Start THE INPUT

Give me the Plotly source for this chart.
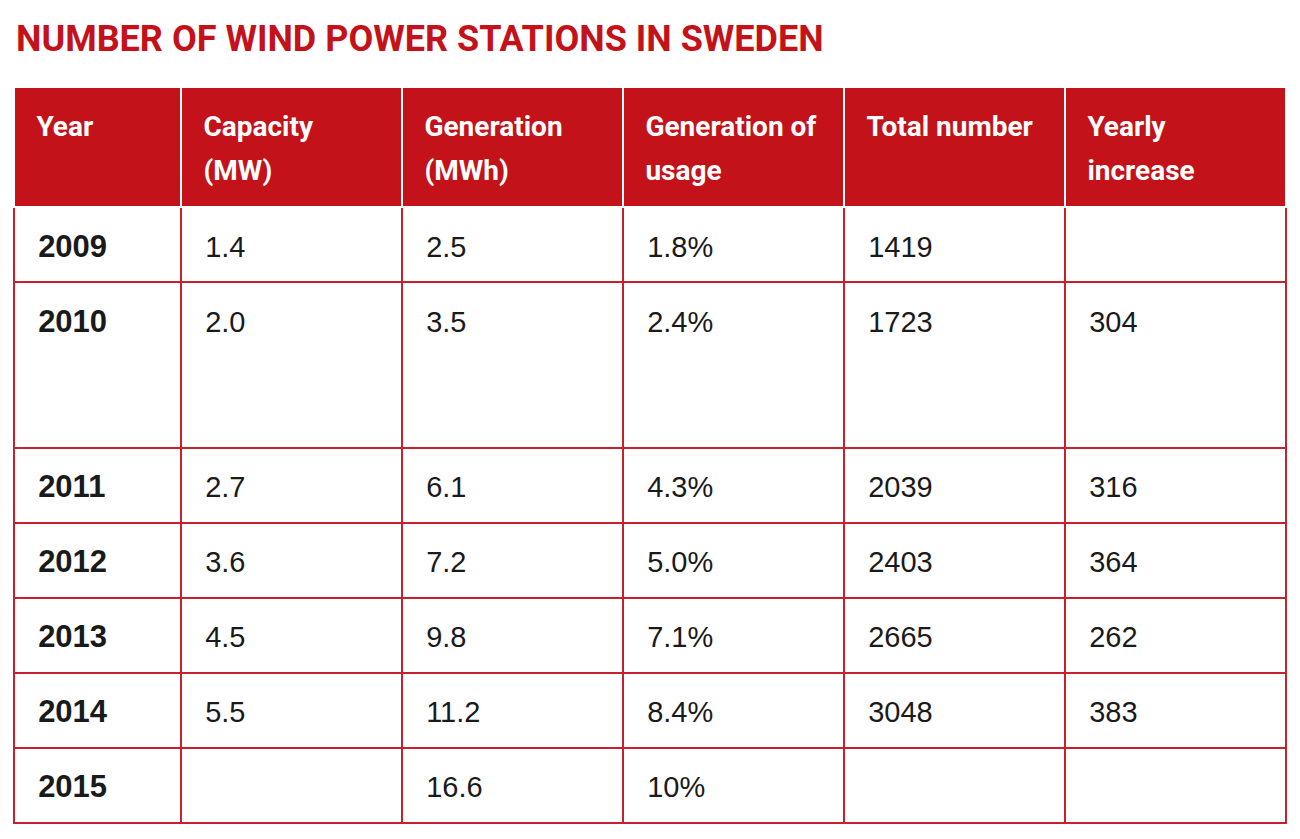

End THE INPUT
Start THE INPUT

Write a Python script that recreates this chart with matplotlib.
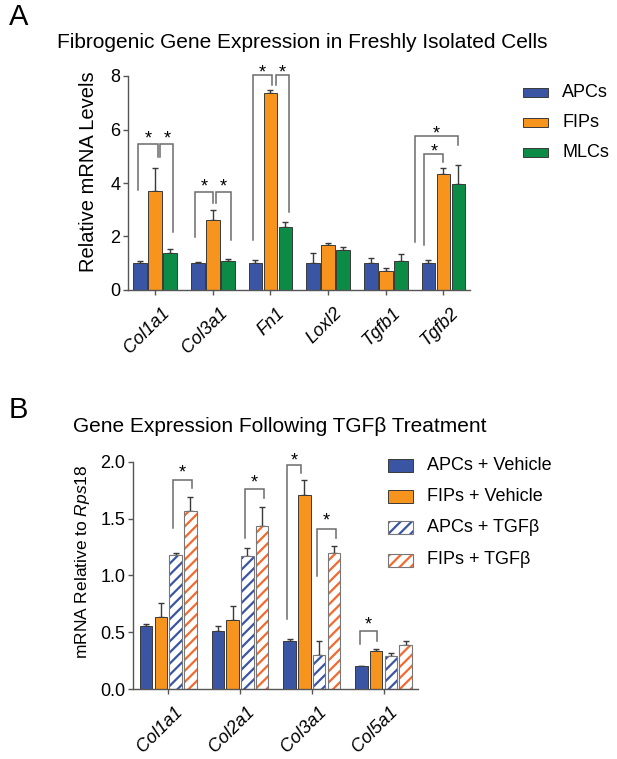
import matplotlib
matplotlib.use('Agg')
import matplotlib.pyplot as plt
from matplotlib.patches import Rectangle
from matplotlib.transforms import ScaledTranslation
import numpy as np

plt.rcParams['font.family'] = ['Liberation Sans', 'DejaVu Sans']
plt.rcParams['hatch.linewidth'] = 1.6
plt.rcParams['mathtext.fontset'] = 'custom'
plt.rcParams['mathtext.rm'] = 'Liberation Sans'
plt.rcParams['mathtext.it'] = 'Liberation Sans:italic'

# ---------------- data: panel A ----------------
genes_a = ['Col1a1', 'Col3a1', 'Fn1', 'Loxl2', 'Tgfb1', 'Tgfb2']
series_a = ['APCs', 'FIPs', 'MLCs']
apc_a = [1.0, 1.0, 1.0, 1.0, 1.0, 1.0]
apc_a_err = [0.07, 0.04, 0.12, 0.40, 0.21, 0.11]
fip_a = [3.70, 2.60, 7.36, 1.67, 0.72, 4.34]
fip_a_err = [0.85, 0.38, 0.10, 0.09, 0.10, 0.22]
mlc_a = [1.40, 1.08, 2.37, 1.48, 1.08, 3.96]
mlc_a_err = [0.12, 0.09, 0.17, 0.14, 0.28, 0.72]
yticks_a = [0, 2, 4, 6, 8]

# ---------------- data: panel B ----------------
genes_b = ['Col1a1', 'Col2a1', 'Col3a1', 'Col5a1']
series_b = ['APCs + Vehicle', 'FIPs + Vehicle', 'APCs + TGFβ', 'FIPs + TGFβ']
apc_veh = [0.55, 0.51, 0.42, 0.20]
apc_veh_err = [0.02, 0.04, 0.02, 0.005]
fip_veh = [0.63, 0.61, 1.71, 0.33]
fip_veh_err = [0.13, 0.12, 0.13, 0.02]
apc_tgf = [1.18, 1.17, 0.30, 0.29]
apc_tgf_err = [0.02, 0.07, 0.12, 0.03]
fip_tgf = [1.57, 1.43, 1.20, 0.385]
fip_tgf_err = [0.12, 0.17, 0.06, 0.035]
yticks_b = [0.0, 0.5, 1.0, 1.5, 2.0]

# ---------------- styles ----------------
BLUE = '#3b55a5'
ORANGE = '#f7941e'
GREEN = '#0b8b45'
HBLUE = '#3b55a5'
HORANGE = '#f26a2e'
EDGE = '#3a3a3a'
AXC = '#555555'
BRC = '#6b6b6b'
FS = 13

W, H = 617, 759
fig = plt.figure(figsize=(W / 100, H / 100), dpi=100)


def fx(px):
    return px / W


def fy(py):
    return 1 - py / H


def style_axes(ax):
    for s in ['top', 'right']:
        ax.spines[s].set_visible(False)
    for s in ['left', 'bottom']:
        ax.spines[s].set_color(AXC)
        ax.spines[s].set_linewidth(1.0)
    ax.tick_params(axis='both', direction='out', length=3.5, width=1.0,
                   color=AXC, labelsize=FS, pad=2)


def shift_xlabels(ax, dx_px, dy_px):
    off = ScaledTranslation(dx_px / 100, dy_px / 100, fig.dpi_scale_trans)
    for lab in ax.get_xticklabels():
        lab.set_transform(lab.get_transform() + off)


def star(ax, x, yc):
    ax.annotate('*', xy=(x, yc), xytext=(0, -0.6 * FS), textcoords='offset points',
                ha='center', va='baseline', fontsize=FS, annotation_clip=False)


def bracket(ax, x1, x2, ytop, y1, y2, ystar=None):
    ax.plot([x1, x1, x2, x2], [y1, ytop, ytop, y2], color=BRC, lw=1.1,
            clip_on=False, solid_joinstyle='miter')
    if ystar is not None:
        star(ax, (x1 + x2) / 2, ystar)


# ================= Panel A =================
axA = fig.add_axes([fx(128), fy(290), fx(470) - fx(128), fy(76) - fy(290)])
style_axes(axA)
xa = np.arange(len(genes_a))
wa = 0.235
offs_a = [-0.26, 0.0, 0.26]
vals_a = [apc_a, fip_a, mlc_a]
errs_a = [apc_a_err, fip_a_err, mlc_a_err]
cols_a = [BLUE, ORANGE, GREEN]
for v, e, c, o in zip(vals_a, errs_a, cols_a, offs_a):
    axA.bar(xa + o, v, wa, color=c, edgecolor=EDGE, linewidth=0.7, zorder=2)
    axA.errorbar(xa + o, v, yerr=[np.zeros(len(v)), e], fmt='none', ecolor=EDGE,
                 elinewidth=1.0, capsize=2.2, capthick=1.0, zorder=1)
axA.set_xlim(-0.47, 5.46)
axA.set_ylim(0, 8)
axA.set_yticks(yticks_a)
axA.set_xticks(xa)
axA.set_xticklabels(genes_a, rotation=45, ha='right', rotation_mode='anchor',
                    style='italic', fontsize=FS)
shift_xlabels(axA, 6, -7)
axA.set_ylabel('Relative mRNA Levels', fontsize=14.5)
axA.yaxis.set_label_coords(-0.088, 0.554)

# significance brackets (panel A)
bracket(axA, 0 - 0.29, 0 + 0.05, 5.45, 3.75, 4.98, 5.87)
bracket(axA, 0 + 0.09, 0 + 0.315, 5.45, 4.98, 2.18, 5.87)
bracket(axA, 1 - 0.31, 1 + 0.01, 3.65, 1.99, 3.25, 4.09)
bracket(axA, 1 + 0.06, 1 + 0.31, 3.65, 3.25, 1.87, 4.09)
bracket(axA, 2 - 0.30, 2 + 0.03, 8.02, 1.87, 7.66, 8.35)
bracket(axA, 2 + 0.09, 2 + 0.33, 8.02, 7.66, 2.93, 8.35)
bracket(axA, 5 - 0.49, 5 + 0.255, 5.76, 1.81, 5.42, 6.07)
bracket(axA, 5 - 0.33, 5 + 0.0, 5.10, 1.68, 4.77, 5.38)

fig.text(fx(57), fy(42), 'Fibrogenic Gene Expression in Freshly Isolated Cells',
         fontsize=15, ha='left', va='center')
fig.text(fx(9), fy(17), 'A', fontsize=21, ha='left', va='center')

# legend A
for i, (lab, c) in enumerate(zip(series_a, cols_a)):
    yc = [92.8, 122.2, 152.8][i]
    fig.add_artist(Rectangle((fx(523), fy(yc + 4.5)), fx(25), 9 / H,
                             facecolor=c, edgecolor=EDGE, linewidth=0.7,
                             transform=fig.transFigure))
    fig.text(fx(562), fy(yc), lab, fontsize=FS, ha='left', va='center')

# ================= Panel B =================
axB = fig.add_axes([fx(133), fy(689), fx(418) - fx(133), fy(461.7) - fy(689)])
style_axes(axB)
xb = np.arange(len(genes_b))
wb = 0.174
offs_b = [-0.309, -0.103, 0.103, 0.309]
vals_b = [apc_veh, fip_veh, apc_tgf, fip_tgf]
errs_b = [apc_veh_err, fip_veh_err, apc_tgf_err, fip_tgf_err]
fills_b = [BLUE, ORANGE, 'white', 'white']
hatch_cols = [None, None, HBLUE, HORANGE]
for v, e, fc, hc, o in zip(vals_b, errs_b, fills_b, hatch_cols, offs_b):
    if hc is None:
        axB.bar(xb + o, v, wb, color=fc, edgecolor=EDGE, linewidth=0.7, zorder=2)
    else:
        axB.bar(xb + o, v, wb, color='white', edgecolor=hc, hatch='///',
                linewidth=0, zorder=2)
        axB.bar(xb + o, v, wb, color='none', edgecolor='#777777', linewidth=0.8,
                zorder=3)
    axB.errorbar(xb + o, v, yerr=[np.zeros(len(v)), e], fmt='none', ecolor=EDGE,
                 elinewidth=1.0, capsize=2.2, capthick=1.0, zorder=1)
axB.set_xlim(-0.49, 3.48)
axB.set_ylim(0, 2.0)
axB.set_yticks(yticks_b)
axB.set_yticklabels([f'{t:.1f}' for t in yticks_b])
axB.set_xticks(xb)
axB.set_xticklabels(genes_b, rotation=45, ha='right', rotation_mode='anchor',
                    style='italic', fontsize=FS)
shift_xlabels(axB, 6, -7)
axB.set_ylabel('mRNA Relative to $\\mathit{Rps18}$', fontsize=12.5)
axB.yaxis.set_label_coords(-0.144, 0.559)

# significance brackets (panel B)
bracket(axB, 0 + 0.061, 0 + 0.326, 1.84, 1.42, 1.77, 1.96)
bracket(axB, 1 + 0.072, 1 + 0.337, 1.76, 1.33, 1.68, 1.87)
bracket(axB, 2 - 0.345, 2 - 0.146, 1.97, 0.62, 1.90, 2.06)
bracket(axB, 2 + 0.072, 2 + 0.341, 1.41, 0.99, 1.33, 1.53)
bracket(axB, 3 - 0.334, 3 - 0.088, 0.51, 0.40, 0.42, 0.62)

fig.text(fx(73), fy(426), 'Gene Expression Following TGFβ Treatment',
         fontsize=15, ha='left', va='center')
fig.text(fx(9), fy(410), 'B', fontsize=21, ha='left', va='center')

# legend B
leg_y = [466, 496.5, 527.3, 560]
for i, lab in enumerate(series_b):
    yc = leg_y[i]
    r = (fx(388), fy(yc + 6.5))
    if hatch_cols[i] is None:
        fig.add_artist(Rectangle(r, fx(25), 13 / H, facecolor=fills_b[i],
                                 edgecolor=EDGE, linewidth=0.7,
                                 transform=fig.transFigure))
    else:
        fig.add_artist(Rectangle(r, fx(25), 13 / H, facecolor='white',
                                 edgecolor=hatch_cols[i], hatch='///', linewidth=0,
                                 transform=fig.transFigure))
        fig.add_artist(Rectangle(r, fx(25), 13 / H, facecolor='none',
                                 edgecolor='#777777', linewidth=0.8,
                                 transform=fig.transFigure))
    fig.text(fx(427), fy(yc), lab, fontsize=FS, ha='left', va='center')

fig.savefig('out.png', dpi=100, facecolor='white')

End THE INPUT
Start THE INPUT

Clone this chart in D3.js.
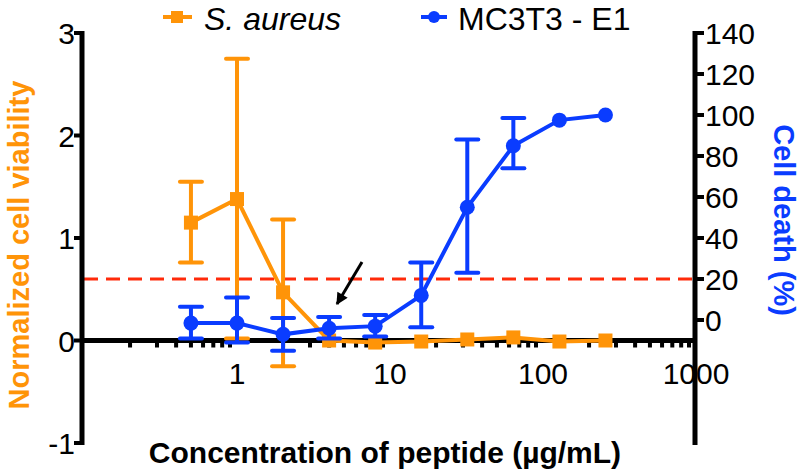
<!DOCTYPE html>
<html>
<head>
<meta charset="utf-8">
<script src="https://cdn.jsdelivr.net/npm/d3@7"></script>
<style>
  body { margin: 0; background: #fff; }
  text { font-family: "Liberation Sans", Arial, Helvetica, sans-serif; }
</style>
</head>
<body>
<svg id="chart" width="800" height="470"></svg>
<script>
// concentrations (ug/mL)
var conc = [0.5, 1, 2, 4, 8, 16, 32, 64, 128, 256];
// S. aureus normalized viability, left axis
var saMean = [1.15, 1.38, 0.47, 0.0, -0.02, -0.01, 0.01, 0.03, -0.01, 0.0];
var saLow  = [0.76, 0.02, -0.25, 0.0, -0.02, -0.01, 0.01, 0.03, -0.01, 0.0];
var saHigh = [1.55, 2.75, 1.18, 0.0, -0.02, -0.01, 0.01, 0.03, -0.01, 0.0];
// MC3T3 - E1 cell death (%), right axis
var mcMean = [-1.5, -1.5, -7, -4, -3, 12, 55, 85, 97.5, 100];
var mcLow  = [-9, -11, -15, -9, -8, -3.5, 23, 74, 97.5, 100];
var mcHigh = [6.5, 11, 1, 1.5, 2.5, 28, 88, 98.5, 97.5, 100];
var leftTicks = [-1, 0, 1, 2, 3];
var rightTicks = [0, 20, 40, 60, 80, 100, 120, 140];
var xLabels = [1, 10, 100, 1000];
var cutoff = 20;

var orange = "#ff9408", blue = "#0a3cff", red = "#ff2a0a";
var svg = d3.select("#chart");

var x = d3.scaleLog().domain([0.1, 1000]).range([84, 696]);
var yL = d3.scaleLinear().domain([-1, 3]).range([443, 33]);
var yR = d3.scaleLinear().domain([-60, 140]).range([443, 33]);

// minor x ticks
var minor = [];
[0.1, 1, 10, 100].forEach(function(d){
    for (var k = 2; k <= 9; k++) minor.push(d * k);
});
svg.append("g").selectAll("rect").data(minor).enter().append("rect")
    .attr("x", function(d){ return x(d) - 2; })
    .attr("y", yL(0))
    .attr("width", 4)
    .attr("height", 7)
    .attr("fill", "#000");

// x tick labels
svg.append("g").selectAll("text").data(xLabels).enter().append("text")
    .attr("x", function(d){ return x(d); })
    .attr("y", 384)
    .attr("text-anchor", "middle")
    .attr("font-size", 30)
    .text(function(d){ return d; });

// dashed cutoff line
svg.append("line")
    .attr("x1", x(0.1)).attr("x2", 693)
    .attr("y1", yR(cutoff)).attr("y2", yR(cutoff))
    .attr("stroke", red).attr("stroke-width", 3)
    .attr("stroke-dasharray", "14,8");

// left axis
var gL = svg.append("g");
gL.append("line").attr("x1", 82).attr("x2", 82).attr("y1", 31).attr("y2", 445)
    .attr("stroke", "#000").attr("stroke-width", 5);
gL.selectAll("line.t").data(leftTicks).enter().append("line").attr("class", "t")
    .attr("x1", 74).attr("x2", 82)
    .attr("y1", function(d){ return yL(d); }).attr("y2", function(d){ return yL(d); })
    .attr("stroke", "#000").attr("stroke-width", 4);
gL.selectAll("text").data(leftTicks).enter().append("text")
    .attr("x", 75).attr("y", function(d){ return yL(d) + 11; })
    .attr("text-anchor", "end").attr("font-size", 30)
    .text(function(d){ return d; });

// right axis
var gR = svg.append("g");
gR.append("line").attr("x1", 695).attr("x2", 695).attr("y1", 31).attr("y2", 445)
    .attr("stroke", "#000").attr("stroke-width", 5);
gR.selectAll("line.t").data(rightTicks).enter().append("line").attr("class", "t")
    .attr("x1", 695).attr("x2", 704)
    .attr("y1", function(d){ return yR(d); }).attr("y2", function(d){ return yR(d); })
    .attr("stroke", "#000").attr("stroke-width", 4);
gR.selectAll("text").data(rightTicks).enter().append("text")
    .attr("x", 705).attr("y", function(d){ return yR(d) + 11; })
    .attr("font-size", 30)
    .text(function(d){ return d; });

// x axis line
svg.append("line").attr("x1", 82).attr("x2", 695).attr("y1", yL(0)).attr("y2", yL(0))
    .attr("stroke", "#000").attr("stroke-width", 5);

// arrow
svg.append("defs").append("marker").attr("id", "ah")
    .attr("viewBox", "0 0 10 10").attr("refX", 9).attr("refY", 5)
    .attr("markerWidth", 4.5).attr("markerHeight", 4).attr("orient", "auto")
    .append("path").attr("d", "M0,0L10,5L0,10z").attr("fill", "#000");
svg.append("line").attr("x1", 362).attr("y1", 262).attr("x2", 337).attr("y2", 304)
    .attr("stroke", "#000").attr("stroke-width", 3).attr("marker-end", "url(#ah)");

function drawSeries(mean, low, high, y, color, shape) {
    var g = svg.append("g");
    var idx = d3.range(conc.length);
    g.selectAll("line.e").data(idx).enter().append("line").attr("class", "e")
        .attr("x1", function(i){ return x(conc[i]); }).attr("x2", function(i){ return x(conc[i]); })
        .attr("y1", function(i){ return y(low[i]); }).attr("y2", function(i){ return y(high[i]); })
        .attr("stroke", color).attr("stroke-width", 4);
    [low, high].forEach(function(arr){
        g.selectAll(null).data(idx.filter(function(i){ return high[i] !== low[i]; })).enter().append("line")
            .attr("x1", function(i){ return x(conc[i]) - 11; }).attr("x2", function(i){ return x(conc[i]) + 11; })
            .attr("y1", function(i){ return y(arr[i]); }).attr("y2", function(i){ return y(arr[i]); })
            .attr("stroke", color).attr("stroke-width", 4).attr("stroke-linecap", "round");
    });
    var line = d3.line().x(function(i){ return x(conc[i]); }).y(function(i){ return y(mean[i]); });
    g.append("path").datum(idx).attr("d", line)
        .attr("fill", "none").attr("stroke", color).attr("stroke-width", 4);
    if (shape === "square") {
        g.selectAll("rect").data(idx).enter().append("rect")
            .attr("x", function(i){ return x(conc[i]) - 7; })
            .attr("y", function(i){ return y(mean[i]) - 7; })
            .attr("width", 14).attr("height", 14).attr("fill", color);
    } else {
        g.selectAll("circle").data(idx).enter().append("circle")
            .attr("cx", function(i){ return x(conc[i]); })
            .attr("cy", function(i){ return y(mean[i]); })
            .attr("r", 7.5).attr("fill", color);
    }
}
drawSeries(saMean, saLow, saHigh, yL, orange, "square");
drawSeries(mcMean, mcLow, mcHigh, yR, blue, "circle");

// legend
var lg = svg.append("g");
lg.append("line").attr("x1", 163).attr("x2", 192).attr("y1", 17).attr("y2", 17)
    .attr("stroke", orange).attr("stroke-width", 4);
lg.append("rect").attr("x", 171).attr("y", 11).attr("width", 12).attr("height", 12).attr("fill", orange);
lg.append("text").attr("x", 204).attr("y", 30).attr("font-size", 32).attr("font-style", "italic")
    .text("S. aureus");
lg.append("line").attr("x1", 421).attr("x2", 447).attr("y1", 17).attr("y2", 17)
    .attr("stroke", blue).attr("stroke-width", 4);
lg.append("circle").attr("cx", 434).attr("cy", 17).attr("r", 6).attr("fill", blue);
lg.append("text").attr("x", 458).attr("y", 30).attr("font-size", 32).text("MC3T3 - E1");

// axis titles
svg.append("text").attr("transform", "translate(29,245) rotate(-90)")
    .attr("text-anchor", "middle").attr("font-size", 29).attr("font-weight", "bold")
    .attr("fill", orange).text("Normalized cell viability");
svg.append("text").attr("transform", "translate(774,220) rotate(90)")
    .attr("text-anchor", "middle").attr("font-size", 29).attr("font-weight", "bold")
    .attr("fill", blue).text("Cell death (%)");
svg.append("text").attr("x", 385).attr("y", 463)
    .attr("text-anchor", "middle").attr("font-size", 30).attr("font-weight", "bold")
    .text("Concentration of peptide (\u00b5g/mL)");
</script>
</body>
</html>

End THE INPUT

■ TASK INSTRUCTIONS: Look above for the line with "Write a Python"; quote it and every line after it, stopping after the line with "yticks_a = [0, 2, 4, 6, 8]", exactly, with nothing added and without pictures.

■ TASK ANSWER:
Write a Python script that recreates this chart with matplotlib.
import matplotlib
matplotlib.use('Agg')
import matplotlib.pyplot as plt
from matplotlib.patches import Rectangle
from matplotlib.transforms import ScaledTranslation
import numpy as np

plt.rcParams['font.family'] = ['Liberation Sans', 'DejaVu Sans']
plt.rcParams['hatch.linewidth'] = 1.6
plt.rcParams['mathtext.fontset'] = 'custom'
plt.rcParams['mathtext.rm'] = 'Liberation Sans'
plt.rcParams['mathtext.it'] = 'Liberation Sans:italic'

# ---------------- data: panel A ----------------
genes_a = ['Col1a1', 'Col3a1', 'Fn1', 'Loxl2', 'Tgfb1', 'Tgfb2']
series_a = ['APCs', 'FIPs', 'MLCs']
apc_a = [1.0, 1.0, 1.0, 1.0, 1.0, 1.0]
apc_a_err = [0.07, 0.04, 0.12, 0.40, 0.21, 0.11]
fip_a = [3.70, 2.60, 7.36, 1.67, 0.72, 4.34]
fip_a_err = [0.85, 0.38, 0.10, 0.09, 0.10, 0.22]
mlc_a = [1.40, 1.08, 2.37, 1.48, 1.08, 3.96]
mlc_a_err = [0.12, 0.09, 0.17, 0.14, 0.28, 0.72]
yticks_a = [0, 2, 4, 6, 8]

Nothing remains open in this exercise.